**Abstract. **My subject is a Cartesian product. It runs in
three parallel columns - the __u__ column, for __u__sual knots,
the __v__ column, for __v__irtual knots, and the __w__ column,
for __w__elded, or __w__eakly virtual, or __w__armup knots. Each
class of knots has a topological meaning and a "finite type" theory,
which leads to some combinatorics, somewhat different combinatorics
in each case. In each column the resulting combinatorics ends up
describing tensors within a different "low algebra" universe - the
universe of metrized Lie algebras for __u__, the richer universe of
Lie bialgebras for __v__, and for __w__, the wider and therefore
less refined universe of general Lie algebras.
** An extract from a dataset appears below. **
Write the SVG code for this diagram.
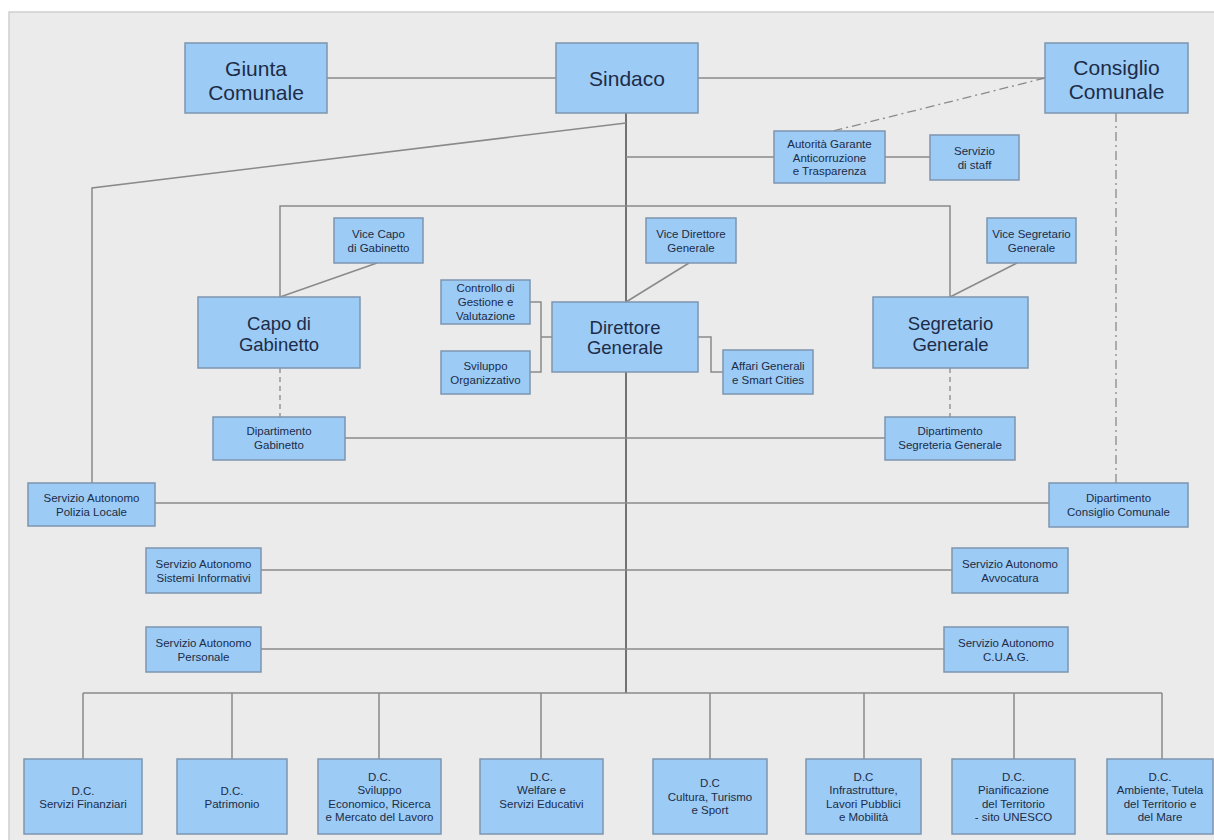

In each column there is
a "fundamental theorem" to be proven (or conjectured), and the means,
in each column, is a different piece of "high algebra": associators and
quasi-Hopf algebras in one, deformation quantization à la Etingof and
Kazhdan in the second, and in the third, the Kashiwara-Vergne theory
of convolutions on Lie groups. Finally, __u__ maps to __v__
and __v__ maps to __w__ at topology level, and the relationship
persists and deepens the further down the columns one goes.

The 12 boxes in this product each deserves its own talk, and the few that
are not yet fully understood deserve a few further years of research. Thus my
talk will only give the flavour of a few of the boxes that I understand, and
only hint at my expectations for the contents the (2,4) box, the one I
understand the least and the one I wish to understand the most.